I love cryptography. If you’ve ever received email from me you know I sign all my email messages with OpenPGP; many of you share keys with me and we exchange all our emails in encrypted form.
Yesterday, I went and bought an Ipredator subscription for 15 euros. Ipredator is a service that provides a PPTP Virtual Private Network endpoint in Sweden, anonymized and encrypted from your computer to the exit node.
Yesterday, the Digital Economy Bill was passed into law.
These two events were not unrelated. Why did I go and set up all of my internet traffic to be encrypted and exported from the UK before it gets released onto the internet? Because perfectly legal things that anyone on the internet does on a daily basis is being criminalized. Websites like YouTube and Google have the potential to be blocked at this point, based on rights holders (The BPI and pals) accusing sites of being likely to be used for copyright infringement. Awesome.
Not only that, but any connection in the UK which is accused of having copyright infringement associated with it (note there is no requirement for evidence, and this relates to a whole connection, not individuals) has to be disconnected by their ISP.
So, I’m turning to cryptography to cover my ass. Because if everything coming in and out of my connection is encrypted till it hits somewhere in Sweden at which point it has no actual traceable relation to me individually, then any accusations of filesharing _must_ be wrong because there’s no way they could know that (and for the record, I download the occasional TV show and Linux distributions using BitTorrent).
And I absolutely think that a little dash of cryptoanarchism in the UK would be a fantastic thing right now. Spread the word on cryptography and VPNs, get Tor and I2P in more mainstream use with your friends and family, you name it. Let’s face it- nearly everyone who can use BitTorrent or anything else to infringe copyright can use cryptography to hide that without much effort or expense, and there’s no reason why people who don’t infringe copyright shouldn’t use it. We all use cryptography every day of our lives for online banking, shopping, or just looking at some sites which default to using SSL (I use Github for example, which bundles SSL with their paid accounts). The government can’t regulate what it can’t see, and it can’t make bills to regulate cryptography out of existence. It’s a solution, though a tricky one.

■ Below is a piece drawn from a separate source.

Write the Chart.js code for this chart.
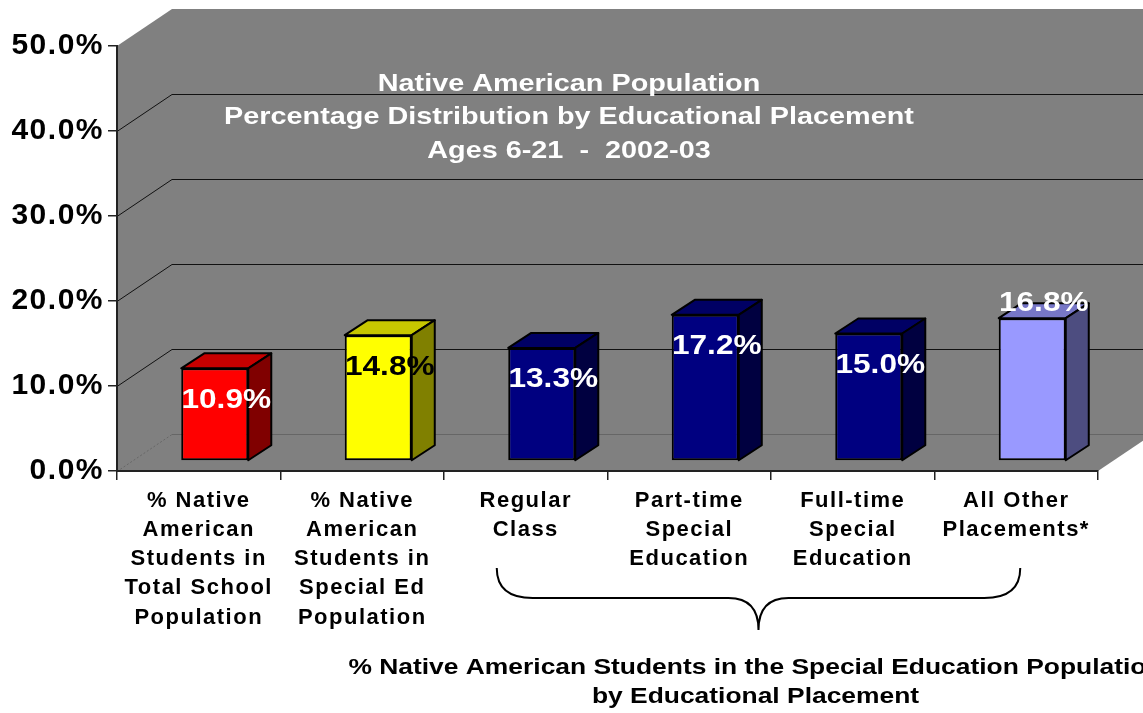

I’ve already started thinking- what about cheap, mainstream-friendly VPN appliances? I’m not the only person to think of this it looks like- there’s a fair bit of discussion about this. It’d be great- imagine a £50-75ish bit of kit, you buy it, you get the hardware, some bundled months of VPN access, which you can add onto whenever you want to- if it were a polished and easy to set up (plug into wall, network cables between your existing router/modem and your computer(s), turn on, make account, done), then it’d have a chance of becoming a way to deliver cryptography against not only government and ISP snoopers, but also would provide security for people at places like university halls of residence, shared homes, etc. Heck, I use Ipredator on my iPod to encrypt anything going over wifi while I’m out and about using public wifi spots and campus wifi. I’m not concerned about being snooped on, but why not? (A bit of discussion came to the conclusion that a custom firmware for a WRT54GL would be the way to go).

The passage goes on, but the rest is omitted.